--- BEGIN Information provided ---
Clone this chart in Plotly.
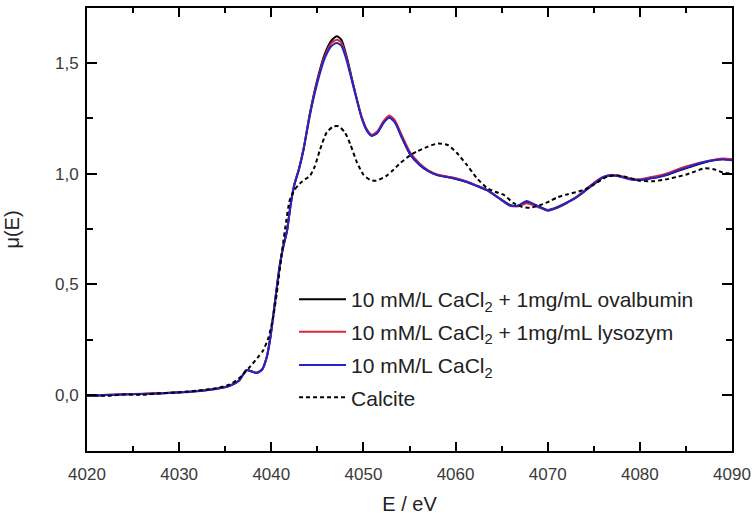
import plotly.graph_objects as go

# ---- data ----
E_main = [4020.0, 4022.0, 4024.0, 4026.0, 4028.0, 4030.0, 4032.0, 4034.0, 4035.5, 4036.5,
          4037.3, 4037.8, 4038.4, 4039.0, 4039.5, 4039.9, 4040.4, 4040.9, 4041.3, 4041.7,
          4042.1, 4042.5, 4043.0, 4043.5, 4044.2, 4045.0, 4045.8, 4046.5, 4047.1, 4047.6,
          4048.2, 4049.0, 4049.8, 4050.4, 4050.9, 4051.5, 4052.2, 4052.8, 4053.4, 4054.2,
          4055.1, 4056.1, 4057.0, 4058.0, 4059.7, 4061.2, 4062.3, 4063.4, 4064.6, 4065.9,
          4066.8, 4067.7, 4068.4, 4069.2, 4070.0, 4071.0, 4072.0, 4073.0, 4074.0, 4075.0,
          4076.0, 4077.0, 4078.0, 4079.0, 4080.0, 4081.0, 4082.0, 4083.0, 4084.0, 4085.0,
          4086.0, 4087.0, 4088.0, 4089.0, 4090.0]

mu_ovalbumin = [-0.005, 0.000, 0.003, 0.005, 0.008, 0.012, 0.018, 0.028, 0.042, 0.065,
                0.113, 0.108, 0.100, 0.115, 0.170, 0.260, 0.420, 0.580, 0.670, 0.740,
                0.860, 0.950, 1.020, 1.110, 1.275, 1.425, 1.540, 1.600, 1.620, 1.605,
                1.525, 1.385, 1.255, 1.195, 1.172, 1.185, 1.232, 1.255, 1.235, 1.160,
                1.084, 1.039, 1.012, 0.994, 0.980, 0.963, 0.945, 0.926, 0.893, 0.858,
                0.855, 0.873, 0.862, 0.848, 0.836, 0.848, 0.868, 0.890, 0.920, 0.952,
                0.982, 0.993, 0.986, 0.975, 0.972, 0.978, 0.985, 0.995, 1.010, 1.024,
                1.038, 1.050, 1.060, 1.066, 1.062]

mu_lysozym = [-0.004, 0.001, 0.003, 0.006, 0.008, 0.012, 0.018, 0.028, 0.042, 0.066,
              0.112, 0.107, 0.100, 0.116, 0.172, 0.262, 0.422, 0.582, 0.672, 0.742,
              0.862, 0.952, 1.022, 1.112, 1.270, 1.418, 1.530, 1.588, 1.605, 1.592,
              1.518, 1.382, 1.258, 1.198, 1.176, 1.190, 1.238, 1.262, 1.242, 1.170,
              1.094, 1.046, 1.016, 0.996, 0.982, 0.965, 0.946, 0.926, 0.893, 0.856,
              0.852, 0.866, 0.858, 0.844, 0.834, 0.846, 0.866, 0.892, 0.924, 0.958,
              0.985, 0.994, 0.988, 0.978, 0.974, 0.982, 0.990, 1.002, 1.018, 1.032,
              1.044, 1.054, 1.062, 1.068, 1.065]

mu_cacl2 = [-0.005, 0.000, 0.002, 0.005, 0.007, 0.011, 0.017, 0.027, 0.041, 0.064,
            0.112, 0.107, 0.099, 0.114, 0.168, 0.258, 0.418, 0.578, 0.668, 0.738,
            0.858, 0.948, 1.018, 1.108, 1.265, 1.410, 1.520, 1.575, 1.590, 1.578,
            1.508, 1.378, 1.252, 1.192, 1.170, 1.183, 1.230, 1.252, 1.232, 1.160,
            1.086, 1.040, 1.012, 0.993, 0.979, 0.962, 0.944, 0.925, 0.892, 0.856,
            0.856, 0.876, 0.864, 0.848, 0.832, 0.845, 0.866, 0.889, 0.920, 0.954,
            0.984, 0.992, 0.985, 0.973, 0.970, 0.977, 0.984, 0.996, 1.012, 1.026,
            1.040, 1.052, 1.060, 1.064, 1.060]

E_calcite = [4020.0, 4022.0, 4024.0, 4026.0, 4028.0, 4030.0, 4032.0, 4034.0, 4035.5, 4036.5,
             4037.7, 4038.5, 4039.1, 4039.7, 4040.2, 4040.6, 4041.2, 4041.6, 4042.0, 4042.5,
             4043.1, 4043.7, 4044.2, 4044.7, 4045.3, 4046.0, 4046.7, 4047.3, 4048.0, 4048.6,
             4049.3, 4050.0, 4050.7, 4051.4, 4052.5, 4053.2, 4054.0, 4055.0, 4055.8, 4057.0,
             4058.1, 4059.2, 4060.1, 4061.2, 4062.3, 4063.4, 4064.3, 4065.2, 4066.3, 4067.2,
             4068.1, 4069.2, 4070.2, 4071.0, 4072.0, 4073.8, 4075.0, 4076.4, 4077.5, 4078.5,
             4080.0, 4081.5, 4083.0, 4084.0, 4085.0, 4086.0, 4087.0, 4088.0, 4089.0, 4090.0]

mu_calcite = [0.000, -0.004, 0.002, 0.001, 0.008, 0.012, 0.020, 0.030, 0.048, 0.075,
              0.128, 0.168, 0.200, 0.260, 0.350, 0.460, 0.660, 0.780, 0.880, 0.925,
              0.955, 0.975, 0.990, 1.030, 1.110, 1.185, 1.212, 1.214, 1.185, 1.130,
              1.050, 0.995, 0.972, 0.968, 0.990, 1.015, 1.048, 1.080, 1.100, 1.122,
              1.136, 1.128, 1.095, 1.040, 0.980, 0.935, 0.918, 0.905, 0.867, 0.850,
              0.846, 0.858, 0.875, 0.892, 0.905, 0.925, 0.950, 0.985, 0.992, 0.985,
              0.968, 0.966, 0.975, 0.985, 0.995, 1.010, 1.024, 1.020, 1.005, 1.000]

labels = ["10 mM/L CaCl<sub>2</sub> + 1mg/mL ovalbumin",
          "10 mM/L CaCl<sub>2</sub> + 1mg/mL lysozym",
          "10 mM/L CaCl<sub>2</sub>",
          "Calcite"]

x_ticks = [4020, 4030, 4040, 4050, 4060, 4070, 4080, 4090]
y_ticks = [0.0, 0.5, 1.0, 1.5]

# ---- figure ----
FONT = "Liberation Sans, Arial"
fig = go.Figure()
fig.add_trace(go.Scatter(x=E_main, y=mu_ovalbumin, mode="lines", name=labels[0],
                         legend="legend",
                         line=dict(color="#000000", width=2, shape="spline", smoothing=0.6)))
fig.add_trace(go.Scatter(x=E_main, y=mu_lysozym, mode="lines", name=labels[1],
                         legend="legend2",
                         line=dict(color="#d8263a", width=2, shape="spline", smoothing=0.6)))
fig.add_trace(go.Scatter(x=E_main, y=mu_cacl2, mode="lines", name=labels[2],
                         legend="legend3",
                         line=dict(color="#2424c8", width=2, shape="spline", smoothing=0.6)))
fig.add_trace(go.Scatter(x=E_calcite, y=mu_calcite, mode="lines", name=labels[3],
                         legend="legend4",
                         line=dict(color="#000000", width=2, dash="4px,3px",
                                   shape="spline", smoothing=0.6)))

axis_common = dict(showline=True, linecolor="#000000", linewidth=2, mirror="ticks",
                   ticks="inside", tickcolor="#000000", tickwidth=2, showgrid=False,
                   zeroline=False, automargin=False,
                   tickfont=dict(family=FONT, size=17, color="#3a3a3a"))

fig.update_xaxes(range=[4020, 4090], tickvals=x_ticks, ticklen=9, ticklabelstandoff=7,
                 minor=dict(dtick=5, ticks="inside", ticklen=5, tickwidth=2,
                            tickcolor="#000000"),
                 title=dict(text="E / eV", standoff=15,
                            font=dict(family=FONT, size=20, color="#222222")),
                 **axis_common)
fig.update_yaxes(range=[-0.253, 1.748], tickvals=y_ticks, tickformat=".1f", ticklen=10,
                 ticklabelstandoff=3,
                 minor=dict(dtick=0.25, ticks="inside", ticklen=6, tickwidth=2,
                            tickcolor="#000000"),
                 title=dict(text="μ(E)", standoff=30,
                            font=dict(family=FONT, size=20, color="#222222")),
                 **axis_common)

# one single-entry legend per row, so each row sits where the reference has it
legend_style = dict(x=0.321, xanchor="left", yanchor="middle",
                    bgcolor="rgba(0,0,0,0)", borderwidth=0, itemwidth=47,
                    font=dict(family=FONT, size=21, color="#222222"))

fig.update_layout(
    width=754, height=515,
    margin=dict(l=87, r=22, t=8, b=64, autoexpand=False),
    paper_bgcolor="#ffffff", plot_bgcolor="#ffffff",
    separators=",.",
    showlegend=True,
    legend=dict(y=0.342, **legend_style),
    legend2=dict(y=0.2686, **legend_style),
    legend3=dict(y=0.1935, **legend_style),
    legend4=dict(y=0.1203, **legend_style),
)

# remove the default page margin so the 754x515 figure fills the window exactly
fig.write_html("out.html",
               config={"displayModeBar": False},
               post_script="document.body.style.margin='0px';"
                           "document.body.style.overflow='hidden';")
--- END Information provided ---
**Short exercise**
From the first line above through the line containing "import plotly.graph_objects as go", copy everything exactly, without the pictures.

**Reply**
Clone this chart in Plotly.
import plotly.graph_objects as go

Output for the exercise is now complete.